Shelly-Ann Fraser-Pryce anchored Jamaica to a world-leading 41.84 in the heats of the 4x100m relay in Saturday’s morning session.
Although the heats were scheduled at high noon, the shoot-out will come in tonight’s final, when Jamaica will face off with the USA, who won the second heat in 42.00.
National records and season’s best peppered the heats, Canada, Trinidad and Tobago and the Netherlands all improving their previous marks.
Barring disaster – always just around the corner in relays, of course – the two powerhouses of Jamaica and the USA look certain to fight out the gold medal. The USA won in a world record at the London 2012 Olympics. Jamaica triumphed in a championship record of 41.29 in Moscow and won at the IAAF World Relays earlier this year.
Both teams looked slick enough in the heats, though it remains to be seen what will happen with the added pressure of the final.
Sherone Simpson led off for Jamaica in heat one, followed by Natasha Morrison, Kerron Stewart on the bend and then Fraser-Pryce to bring it home. Who said the top sprinters do not like to run morning preliminaries?
Jamaica had almost six metres to spare over second-placed Great Britain. Asha Philip, Jodie Williams, Bianca Williams and Desiree Henry got the baton around in 42.48, their country’s fourth-fastest clocking ever.
Canada took the third automatic qualifying place with a national record of 42.60. Crystal Emmanuel led off, followed by Kimberly Hyacinthe, Isatu Fofana and Khamica Bingham.
Russia, fourth in 43.09, qualified as one of the fastest two non-automatic qualifiers.
Allyson Felix ran the back-straight leg for the heat-winning US squad. English Gardner started, Jenna Prandini took the second bend and Jasmine Todd brought the baton home.

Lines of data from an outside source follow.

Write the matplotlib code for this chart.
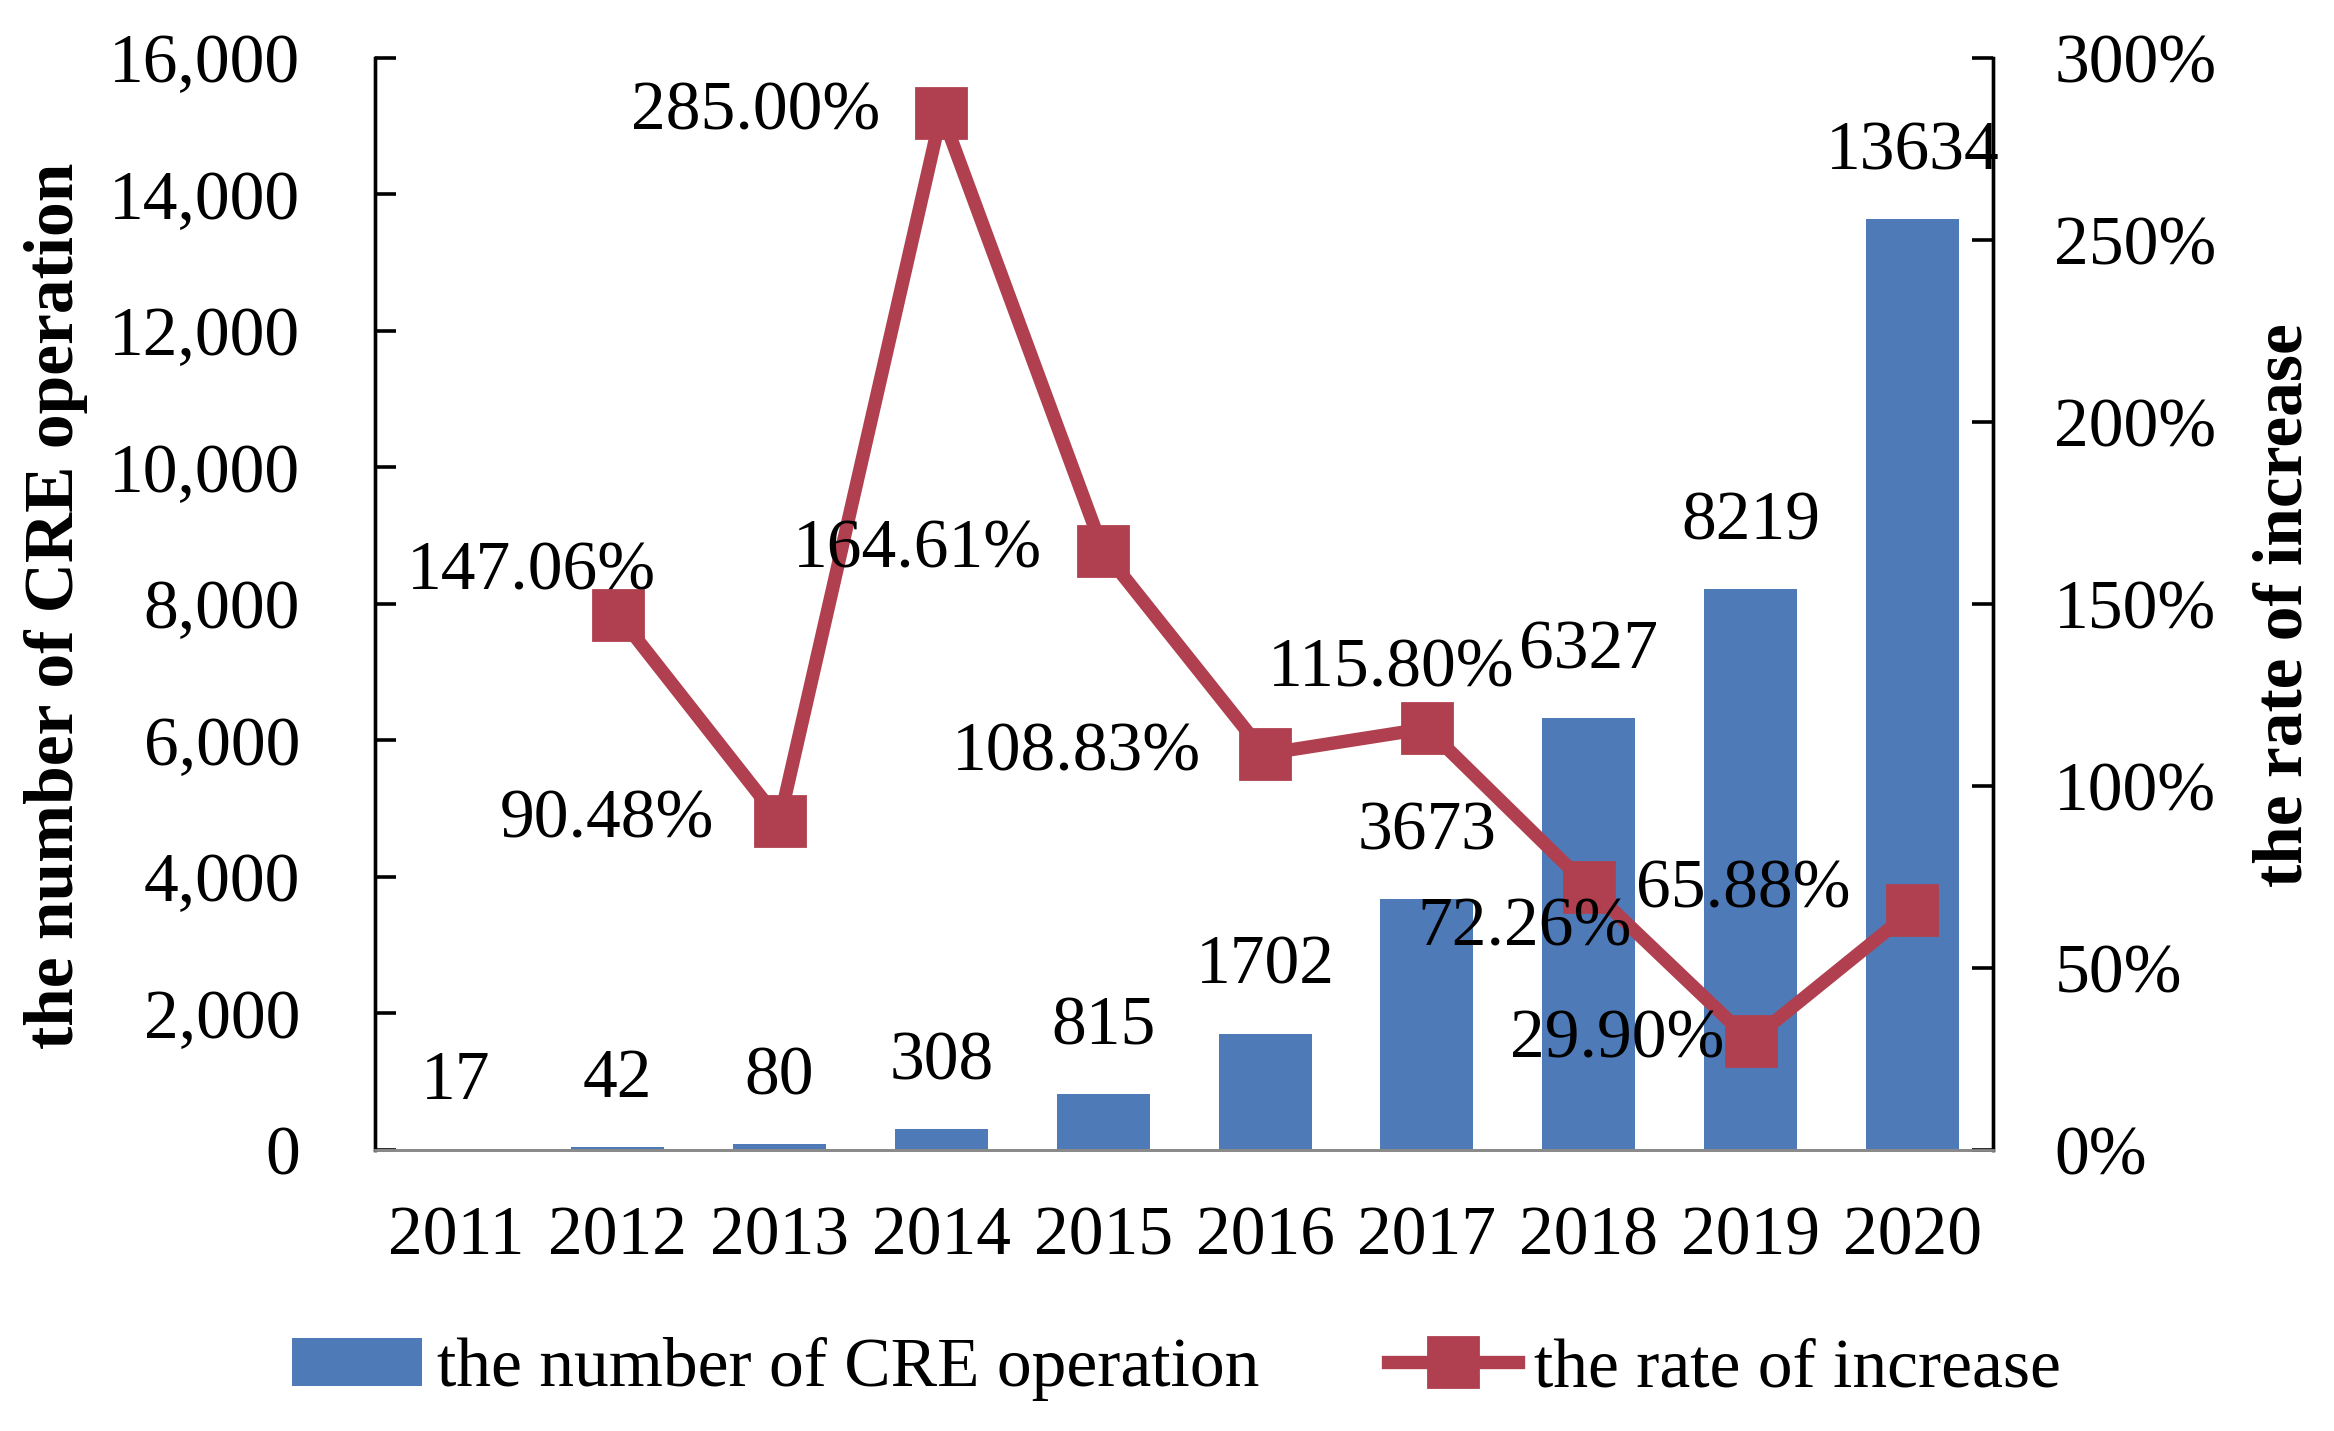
import matplotlib
matplotlib.use("Agg")
import matplotlib.pyplot as plt
from matplotlib.ticker import FuncFormatter

plt.rcParams["font.family"] = ["Liberation Serif", "DejaVu Serif"]

# datos
anios = ["2011", "2012", "2013", "2014", "2015", "2016", "2017", "2018", "2019", "2020"]
operaciones = [17, 42, 80, 308, 815, 1702, 3673, 6327, 8219, 13634]
anios_tasa = ["2012", "2013", "2014", "2015", "2016", "2017", "2018", "2019", "2020"]
tasa = [147.06, 90.48, 285.00, 164.61, 108.83, 115.80, 72.26, 29.90, 65.88]

# desplazamiento de cada etiqueta de la tasa (puntos)
desplaz_tasa = [(-31, 15), (-62, 0), (-67, 0), (-67, 0), (-68, 0),
                (-13, 21), (-23, -15), (-48, 0), (-61, 7)]

color_barra = "#4F7AB8"
color_linea = "#B0404F"
fs = 25

fig = plt.figure(figsize=(11.67, 7.155), dpi=200)
ax = fig.add_axes([0.1607, 0.1964, 0.6933, 0.7631])
ax2 = ax.twinx()

x = list(range(len(anios)))
barras = ax.bar(x, operaciones, width=0.575, color=color_barra,
                label="the number of CRE operation", zorder=2)
for xi, v in zip(x, operaciones):
    ax.annotate(str(v), (xi, v), xytext=(0, 24), textcoords="offset points",
                ha="center", va="center", fontsize=fs)

xt = [anios.index(a) for a in anios_tasa]
linea, = ax2.plot(xt, tasa, color=color_linea, linewidth=4.8, marker="s",
                  markersize=18, label="the rate of increase", zorder=3)
for xi, v, d in zip(xt, tasa, desplaz_tasa):
    ax2.annotate(f"{v:.2f}%", (xi, v), xytext=d, textcoords="offset points",
                 ha="center", va="center", fontsize=fs)

ax.set_xlim(-0.5, len(anios) - 0.5)
ax.set_ylim(0, 16000)
ax2.set_ylim(0, 300)
ax.set_yticks(range(0, 16001, 2000))
ax2.set_yticks(range(0, 301, 50))
ax.yaxis.set_major_formatter(FuncFormatter(lambda v, p: f"{int(v):,}"))
ax2.yaxis.set_major_formatter(FuncFormatter(lambda v, p: f"{int(v)}%"))
ax.set_xticks(x)
ax.set_xticklabels(anios)

ax.tick_params(axis="x", length=0, pad=20, labelsize=fs)
ax.tick_params(axis="y", direction="in", length=7.5, width=1.3, pad=27, labelsize=fs)
ax2.tick_params(axis="y", direction="in", length=7.5, width=1.3, pad=22, labelsize=fs)

for a in (ax, ax2):
    a.spines["top"].set_visible(False)
    a.spines["left"].set_linewidth(1.2)
    a.spines["right"].set_linewidth(1.2)
    a.spines["bottom"].set_color("#8A8A8A")
    a.spines["bottom"].set_linewidth(1.0)

fig.text(0.024, 0.577, "the number of CRE operation", rotation=90, ha="center",
         va="center", fontsize=fs, fontweight="bold")
fig.text(0.979, 0.577, "the rate of increase", rotation=90, ha="center",
         va="center", fontsize=fs, fontweight="bold")

fig.legend([barras, linea], ["the number of CRE operation", "the rate of increase"],
           loc="center", bbox_to_anchor=(0.504, 0.043), ncol=2, frameon=False,
           fontsize=fs, handlelength=1.87, handletextpad=0.23, columnspacing=1.85)

fig.savefig("out.png", dpi=200)
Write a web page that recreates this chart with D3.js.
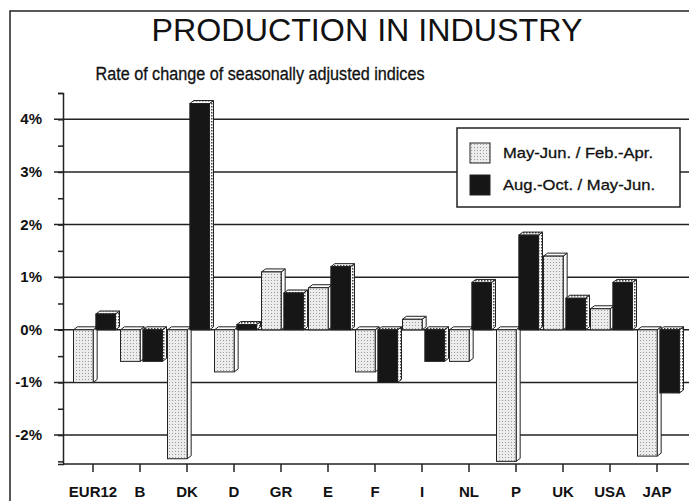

The result was a little closer than the first heat. Trinidad and Tobago took second place in 42.24, Kelly-Ann Baptiste starting, exchanging to Michelle-Lee Ahye, then Reyare Thomas and Khalifa St Fort.
The Netherlands was third in 42.32. Dafne Schippers, who won the 200m on Friday night, ran the back-straight leg, receiving the baton from Nadine Visser. Naomi Sedney ran the bend and Jamile Samuel the anchor.
Germany, fourth in 42.64, also advanced to the final as the fastest non-automatic qualifier.